Rabbi Ya’akov Leiner said: “As long as Adam remained awake, the feminine aspect of humanity was indiscernible. Only after God cast Adam into a deep sleep could the feminine emerge.”
The Maggid of Mezritz taught, Psalm 72:19 states “let the whole earth be full of God’s glory”. Thus even in idol worship there are sparks of holiness.
A Hassid once asked Rabbi Yitzhok Alter of Ger if he should become a scribe or a teacher. The Rebbe replied, “Become a teacher; for a teacher who truly teaches, also learns from his students.”
When Rabbi Hirsh returned from his wife’s funeral he was overheard saying to himself, “Up to now I was able to experience God’s presence here on earth through marriage. Now I shall have to experience God’s presence directly.” Two weeks later he died.
Rabbi Zusya of Hanipol said, “My mother Mirl did not pray from a book because she could not read. All she knew was how to say the various blessings. But wherever she was when she said the morning blessings, that place radiated God’s presence the whole day.”
Before his death Rabbi Zusya of Hanipol said, “In the coming world they will not ask me why I wasn’t a Moses or a Rabbi Akiba? They will ask me why I wasn’t Zusya?”
Rabbi Simcha Bunam of Pzhysha taught, “The many sins most people commit are not great crimes. The great crime is that we are all capable of repentance/change/reform every day and we do not do it.”

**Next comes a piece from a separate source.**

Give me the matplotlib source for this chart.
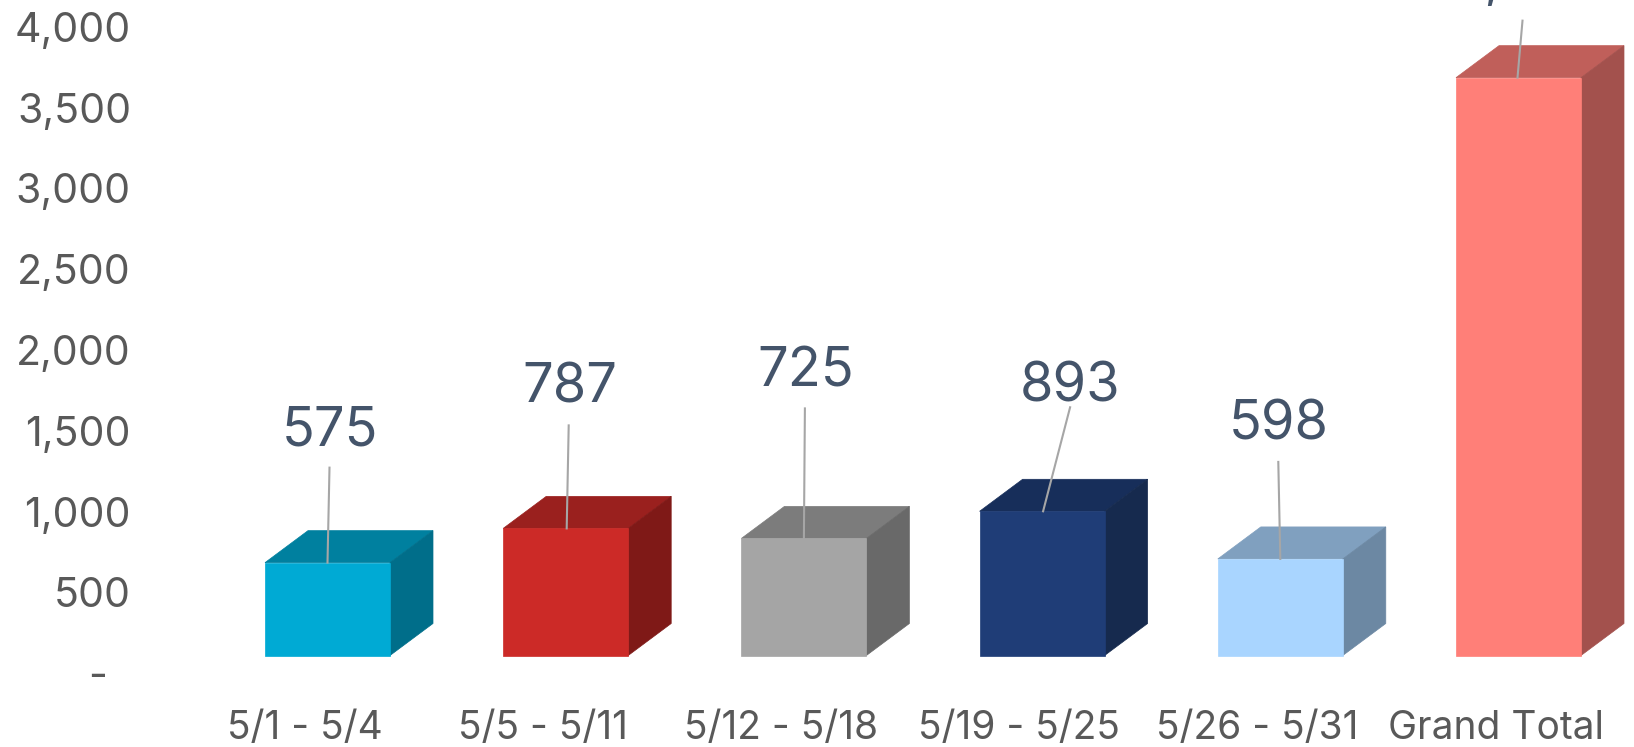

A Hassidic Sage who was near death got up and danced. When they tried to stop him he said, “This is exactly the time to dance.” He then told them a story and concluded, “When you face a very difficult demand, that is exactly the time to dance.”
Rabbi Michal of Zlotchov always said to his children, “My life was always blessed in that I never needed anything until I had it.”
Rabbi Nachman of Breslov taught: No matter how low you have fallen, it is forbidden to give up hope. Repentance is higher even than Torah [study].
Rabbi Simcha Bunam taught, “Everyone should have two pockets, so you can reach into one or the other according to your needs. In the right pocket should be the words- For my sake was the world created. And in the left pocket the words- I am dust and ashes.
Of course, even saints have their shortcomings. Rabbi Shlomo of Karlin died in a most tragic manner. A Cossack shot him in the leg while he was saying the Shabbat morning prayers. His disciple Rabbi Asher wanted the bullet removed right away but Rabbi Shlomo refused and said he would wait until after Shabbat was over, arguing: “should we forget God the creator of the universe for such a small thing?”
After Shabbat was over they went to a doctor but by then the leg was infected. The infection spread and five days later Rabbi Shlomo died. He was 56. Perhaps with this in mind Rabbi Mikhal of Zlotchov said: “When the Evil Urge tries to tempt people to sin, it tempts them to become super righteous.”
And Rabbi Moshe of Kobryn taught, “We paid no attention to the miracles our teacher worked, and when sometimes a miracle didn’t come to pass, he only gained in our eyes.”
And Rabbi Menachem Mendle of Lubavitch said: “Intolerance lies at the core of evil. Not the intolerance that results from threat or danger. Not the intolerance that arises from negative experience. Just intolerance of another being who dares to exist, who dares to diminish the space in the universe left for you.
Intolerance without cause is deep within us because every human being secretly desires everything for himself. Our only way out is to learn compassion without cause. To care for each other simply because that “other” person exists.
I have offered this sample of Hassidic wisdom sayings because I believe it can be used as a departure point by Christian teachers as well as Rabbis. As Martin Buber, the great Jewish philosopher and scholar of Hasidism asserted more than a half century ago, one purpose “…of all great religions and religious movements is to engender a life of elation and fervor which no (later) experience can dampen and stifle.